Die Kinder- und Jugendhilfe hat mit ihrem Ansatz, jedes Kind und jeden Jugendlichen bestmöglich in seiner Entwicklung zu begleiten und zu unterstützen, Erfolgsgeschichte geschrieben – eine Erfolgsgeschichte, die wir unbedingt fortschreiben wollen. Deshalb haben wir uns im Koalitionsvertrag darauf verständigt, die Kinder- und Jugendhilfe zu einem inklusiven, effizienten, dauerhaft tragfähigen und belastbaren Hilfesystem weiterzuentwickeln, und zwar in einem strukturierten und sorgfältigen Prozess. Diese Weiterentwicklung darf nämlich nicht in einer unüberlegten Überlastung und in einem vermeintlich einfachen Überstülpen zusätzlicher Zuständigkeiten münden.

(Beifall bei der SPD)

Solange Bildungs- und damit Schulpolitik in den Zuständigkeitsbereich der Länder fällt, sehe ich diese hier auch in der Verantwortung, gute Rahmenbedingungen für Schulsozialarbeit zu gewährleisten. Eine bundeseinheitliche Regelung der Schulsozialarbeit erscheint mir in Anbetracht des aktuellen schulischen und trägerspezifischen Flickenteppichs weder verfassungsrechtlich realisierbar noch sinnvoll.

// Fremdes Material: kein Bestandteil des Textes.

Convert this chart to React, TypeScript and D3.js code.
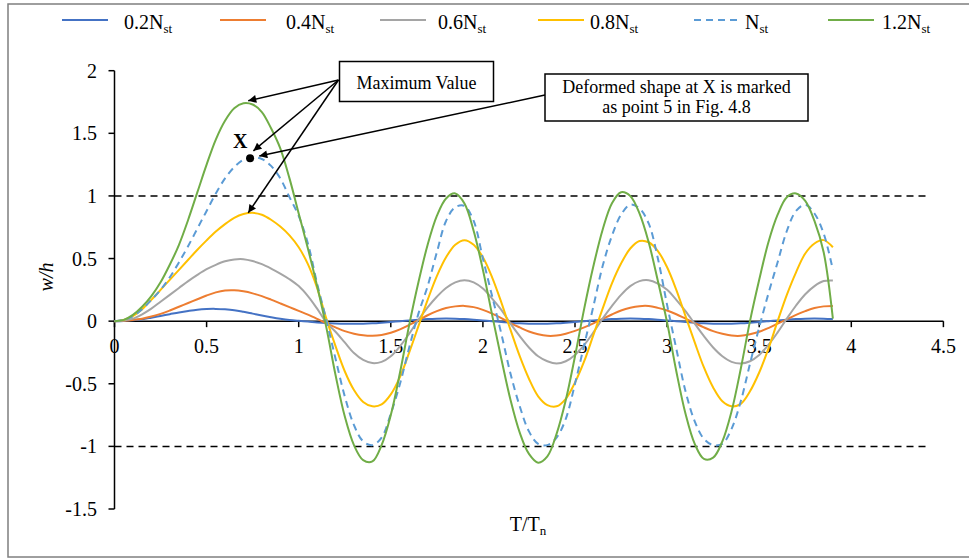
import React from 'react';
import * as d3 from 'd3';

// T/Tn sample points
const tt = [0, 0.05, 0.1, 0.15, 0.2, 0.25, 0.3, 0.35, 0.4, 0.45, 0.5, 0.55, 0.6, 0.65, 0.7, 0.75, 0.8, 0.85, 0.9, 0.95,
  1, 1.05, 1.1, 1.15, 1.2, 1.25, 1.3, 1.35, 1.4, 1.45, 1.5, 1.55, 1.6, 1.65, 1.7, 1.75, 1.8, 1.85, 1.9, 1.95,
  2, 2.05, 2.1, 2.15, 2.2, 2.25, 2.3, 2.35, 2.4, 2.45, 2.5, 2.55, 2.6, 2.65, 2.7, 2.75, 2.8, 2.85, 2.9, 2.95,
  3, 3.05, 3.1, 3.15, 3.2, 3.25, 3.3, 3.35, 3.4, 3.45, 3.5, 3.55, 3.6, 3.65, 3.7, 3.75, 3.8, 3.85, 3.9];

// w/h for each load level
const n02 = [0, 0.002, 0.008, 0.015, 0.028, 0.042, 0.056, 0.07, 0.082, 0.092, 0.097, 0.098, 0.095, 0.088, 0.075, 0.06, 0.045, 0.032, 0.02, 0.01,
  0.003, -0.003, -0.01, -0.015, -0.018, -0.02, -0.02, -0.02, -0.017, -0.012, -0.006, 0, 0.006, 0.012, 0.017, 0.02, 0.021, 0.02, 0.017, 0.012,
  0.006, 0, -0.006, -0.012, -0.017, -0.02, -0.021, -0.02, -0.017, -0.012, -0.006, 0, 0.006, 0.012, 0.017, 0.02, 0.021, 0.02, 0.017, 0.012,
  0.006, 0, -0.006, -0.012, -0.017, -0.02, -0.021, -0.02, -0.017, -0.012, -0.006, 0, 0.006, 0.012, 0.017, 0.02, 0.021, 0.02, 0.017];
const n04 = [0, 0.003, 0.01, 0.02, 0.037, 0.058, 0.085, 0.115, 0.145, 0.175, 0.205, 0.23, 0.245, 0.247, 0.238, 0.222, 0.2, 0.172, 0.142, 0.112,
  0.082, 0.052, 0.018, -0.018, -0.05, -0.08, -0.1, -0.113, -0.117, -0.11, -0.092, -0.065, -0.03, 0.008, 0.047, 0.08, 0.105, 0.118, 0.122, 0.112,
  0.09, 0.06, 0.025, -0.015, -0.05, -0.083, -0.105, -0.117, -0.115, -0.1, -0.078, -0.05, -0.018, 0.018, 0.053, 0.085, 0.107, 0.12, 0.121, 0.106,
  0.085, 0.055, 0.02, -0.015, -0.05, -0.08, -0.1, -0.115, -0.117, -0.105, -0.085, -0.055, -0.02, 0.015, 0.05, 0.08, 0.105, 0.118, 0.121];
const n06 = [0, 0.005, 0.02, 0.055, 0.1, 0.155, 0.21, 0.265, 0.32, 0.37, 0.415, 0.45, 0.478, 0.493, 0.495, 0.48, 0.455, 0.42, 0.38, 0.335,
  0.28, 0.2, 0.1, -0.01, -0.085, -0.17, -0.255, -0.31, -0.335, -0.325, -0.28, -0.2, -0.1, 0.01, 0.11, 0.195, 0.265, 0.31, 0.327, 0.31,
  0.26, 0.18, 0.09, -0.02, -0.12, -0.21, -0.28, -0.32, -0.338, -0.32, -0.27, -0.19, -0.09, 0.02, 0.12, 0.21, 0.28, 0.32, 0.327, 0.3,
  0.25, 0.17, 0.08, -0.02, -0.12, -0.21, -0.28, -0.325, -0.338, -0.32, -0.27, -0.19, -0.09, 0.02, 0.125, 0.215, 0.28, 0.32, 0.325];
const n08 = [0, 0.01, 0.04, 0.095, 0.17, 0.25, 0.33, 0.41, 0.49, 0.57, 0.645, 0.715, 0.775, 0.825, 0.855, 0.865, 0.85, 0.81, 0.755, 0.685,
  0.59, 0.455, 0.265, 0.02, -0.2, -0.4, -0.55, -0.645, -0.68, -0.665, -0.585, -0.445, -0.25, -0.04, 0.17, 0.36, 0.51, 0.61, 0.647, 0.61,
  0.51, 0.35, 0.15, -0.07, -0.28, -0.46, -0.6, -0.67, -0.68, -0.62, -0.49, -0.32, -0.11, 0.1, 0.3, 0.46, 0.58, 0.64, 0.63, 0.56,
  0.43, 0.25, 0.04, -0.17, -0.37, -0.53, -0.64, -0.68, -0.66, -0.56, -0.41, -0.22, 0, 0.21, 0.39, 0.54, 0.62, 0.647, 0.59];
const n10 = [0, 0.01, 0.04, 0.095, 0.17, 0.25, 0.35, 0.47, 0.6, 0.74, 0.88, 1.02, 1.14, 1.23, 1.29, 1.31, 1.295, 1.24, 1.14, 0.99,
  0.84, 0.62, 0.3, 0.01, -0.3, -0.6, -0.83, -0.96, -0.99, -0.93, -0.74, -0.5, -0.21, 0.06, 0.28, 0.55, 0.8, 0.91, 0.92, 0.8,
  0.5, 0.2, -0.1, -0.42, -0.68, -0.88, -0.98, -0.99, -0.93, -0.78, -0.5, -0.19, 0.12, 0.44, 0.68, 0.85, 0.93, 0.9, 0.78, 0.5,
  0.13, -0.22, -0.56, -0.8, -0.94, -0.99, -0.98, -0.86, -0.64, -0.34, -0.05, 0.22, 0.47, 0.72, 0.88, 0.93, 0.86, 0.7, 0.41];
const n12 = [0, 0.01, 0.05, 0.115, 0.2, 0.31, 0.45, 0.61, 0.81, 1.03, 1.25, 1.45, 1.6, 1.7, 1.74, 1.73, 1.67, 1.54, 1.38, 1.14,
  0.86, 0.58, 0.28, -0.05, -0.43, -0.76, -0.99, -1.11, -1.12, -0.99, -0.75, -0.41, -0.03, 0.31, 0.61, 0.84, 0.98, 1.02, 0.94, 0.72,
  0.41, 0.05, -0.3, -0.63, -0.89, -1.06, -1.13, -1.08, -0.9, -0.63, -0.28, 0.1, 0.44, 0.73, 0.94, 1.03, 1, 0.86, 0.63, 0.32,
  -0.01, -0.4, -0.74, -0.98, -1.1, -1.09, -0.96, -0.72, -0.38, 0, 0.33, 0.63, 0.85, 0.99, 1.02, 0.96, 0.8, 0.55, 0.02];

const seriesLabels = ['0.2', '0.4', '0.6', '0.8', '', '1.2'];
const seriesValues = [n02, n04, n06, n08, n10, n12];
const seriesColors = ['#4472C4', '#ED7D31', '#A5A5A5', '#FFC000', '#5B9BD5', '#70AD47'];

const xTicks = [0, 0.5, 1, 1.5, 2, 2.5, 3, 3.5, 4, 4.5];
const yTicks = [-1.5, -1, -0.5, 0, 0.5, 1, 1.5, 2];
const limitLevels = [1, -1];
const limitEnd = 4.41;

// point X on the Nst curve and where the arrows end (data units)
const pointX = { t: 0.736, w: 1.3 };
const maxTargets = [
  { t: 0.726, w: 1.76 },
  { t: 0.754, w: 1.36 },
  { t: 0.726, w: 0.865 },
];
const deformedTarget = { t: 0.786, w: 1.318 };

const W = 969;
const H = 558;
const FONT = "'Liberation Serif', 'Times New Roman', serif";

export default function App() {
  const x = d3.scaleLinear().domain([0, 4.5]).range([114.5, 943.4]);
  const y = d3.scaleLinear().domain([-1.5, 2]).range([509, 70.7]);

  const line = d3.line<[number, number]>()
    .x(d => x(d[0]))
    .y(d => y(d[1]))
    .curve(d3.curveCatmullRom.alpha(0.5));

  const legendX = [62, 220, 380, 538, 694, 828];
  const legendTextX = [124, 286, 438, 590, 745, 882];

  const boxMax = { x: 339.5, y: 61.5, w: 154, h: 40 };
  const boxDef = { x: 545, y: 74, w: 263, h: 47 };
  const startMax = { x: 338.5, y: 80 };
  const startDef = { x: 545, y: 95 };

  return (
    <svg width={W} height={H} style={{ position: 'fixed', left: 0, top: 0, background: '#fff' }}
      fontFamily={FONT}>
      <defs>
        <marker id="ah" viewBox="0 0 10 10" refX="10" refY="5" markerWidth="11" markerHeight="8"
          markerUnits="userSpaceOnUse" orient="auto">
          <path d="M0,0 L10,5 L0,10 z" fill="#000" />
        </marker>
      </defs>
      <rect x={0} y={0} width={W} height={H} fill="#fff" />
      <rect x={8} y={4} width={W + 10} height={553} fill="none" stroke="#7f7f7f" strokeWidth={1.5} />

      {/* legend */}
      {seriesLabels.map((lab, i) => (
        <g key={'lg' + i}>
          <line x1={legendX[i]} x2={legendX[i] + 46} y1={20} y2={20} stroke={seriesColors[i]}
            strokeWidth={2} strokeDasharray={i === 4 ? '7 5' : undefined} />
          <text x={legendTextX[i]} y={29} fontSize={20} fill="#000">
            {lab}N<tspan fontSize={13} dy={4}>st</tspan>
          </text>
        </g>
      ))}

      {/* y axis */}
      <line x1={x(0)} x2={x(0)} y1={y(2)} y2={y(-1.5)} stroke="#000" strokeWidth={1.5} />
      {yTicks.map(v => (
        <g key={'yt' + v}>
          <line x1={x(0) - 6} x2={x(0)} y1={y(v)} y2={y(v)} stroke="#000" strokeWidth={1.5} />
          <text x={97} y={y(v)} dy="0.35em" textAnchor="end" fontSize={20}>{v}</text>
        </g>
      ))}
      <text transform={`translate(53,${277}) rotate(-90)`} textAnchor="middle" fontSize={20} fontStyle="italic">w/h</text>

      {/* x axis at zero */}
      <line x1={x(0)} x2={x(4.5)} y1={y(0)} y2={y(0)} stroke="#000" strokeWidth={1.5} />
      {xTicks.map(v => (
        <g key={'xt' + v}>
          <line x1={x(v)} x2={x(v)} y1={y(0)} y2={y(0) + 6} stroke="#000" strokeWidth={1.5} />
          <text x={x(v)} y={353} textAnchor="middle" fontSize={20}>{v}</text>
        </g>
      ))}
      <text x={528} y={531} textAnchor="middle" fontSize={20}>
        T/T<tspan fontSize={13} dy={4}>n</tspan>
      </text>

      {/* limit lines */}
      {limitLevels.map(v => (
        <line key={'lim' + v} x1={x(0)} x2={x(limitEnd)} y1={y(v)} y2={y(v)}
          stroke="#000" strokeWidth={1.5} strokeDasharray="7 5" />
      ))}

      {/* series */}
      {seriesValues.map((vals, i) => (
        <path key={'s' + i} d={line(tt.map((t, j) => [t, vals[j]] as [number, number])) || ''}
          fill="none" stroke={seriesColors[i]} strokeWidth={2}
          strokeDasharray={i === 4 ? '7 5' : undefined} />
      ))}

      {/* point X */}
      <circle cx={x(pointX.t)} cy={y(pointX.w)} r={4} fill="#000" />
      <text x={233} y={148} fontSize={20} fontWeight="bold">X</text>

      {/* annotations */}
      {maxTargets.map((p, i) => (
        <line key={'ar' + i} x1={startMax.x} y1={startMax.y} x2={x(p.t)} y2={y(p.w)}
          stroke="#000" strokeWidth={1.5} markerEnd="url(#ah)" />
      ))}
      <line x1={startDef.x} y1={startDef.y} x2={x(deformedTarget.t)} y2={y(deformedTarget.w)}
        stroke="#000" strokeWidth={1.5} markerEnd="url(#ah)" />

      <rect x={boxMax.x} y={boxMax.y} width={boxMax.w} height={boxMax.h} fill="#fff" stroke="#000" strokeWidth={1.5} />
      <text x={boxMax.x + boxMax.w / 2} y={89} textAnchor="middle" fontSize={18}>Maximum Value</text>

      <rect x={boxDef.x} y={boxDef.y} width={boxDef.w} height={boxDef.h} fill="#fff" stroke="#000" strokeWidth={1.5} />
      <text x={boxDef.x + boxDef.w / 2} y={93} textAnchor="middle" fontSize={18}>Deformed shape at X is marked</text>
      <text x={boxDef.x + boxDef.w / 2} y={113} textAnchor="middle" fontSize={18}>as point 5 in Fig. 4.8</text>
    </svg>
  );
}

Die 400 Millionen Euro jährlich, die die Länder durch Unterstützung des Bundes in den Jahren 2011 bis 2013 für Schulsozialarbeit verwenden konnten, haben gute Strukturen geschaffen. Heute und in den nächsten Jahren entlastet der Bund die Länder und Kommunen wiederum, an anderer Stelle, beispielsweise im Rahmen der 6 Milliarden Euro für die Finanzierung von Kinderkrippen, Kitas, Schulen und Hochschulen. Im Zuge dessen sehe ich auf Länderseite durchaus Spielraum für nachhaltige Investitionen in die Schulsozialarbeit; wo ein politischer Wille ist, ist auch ein Weg.

(Beifall bei der SPD sowie bei Abgeordneten der CDU/CSU)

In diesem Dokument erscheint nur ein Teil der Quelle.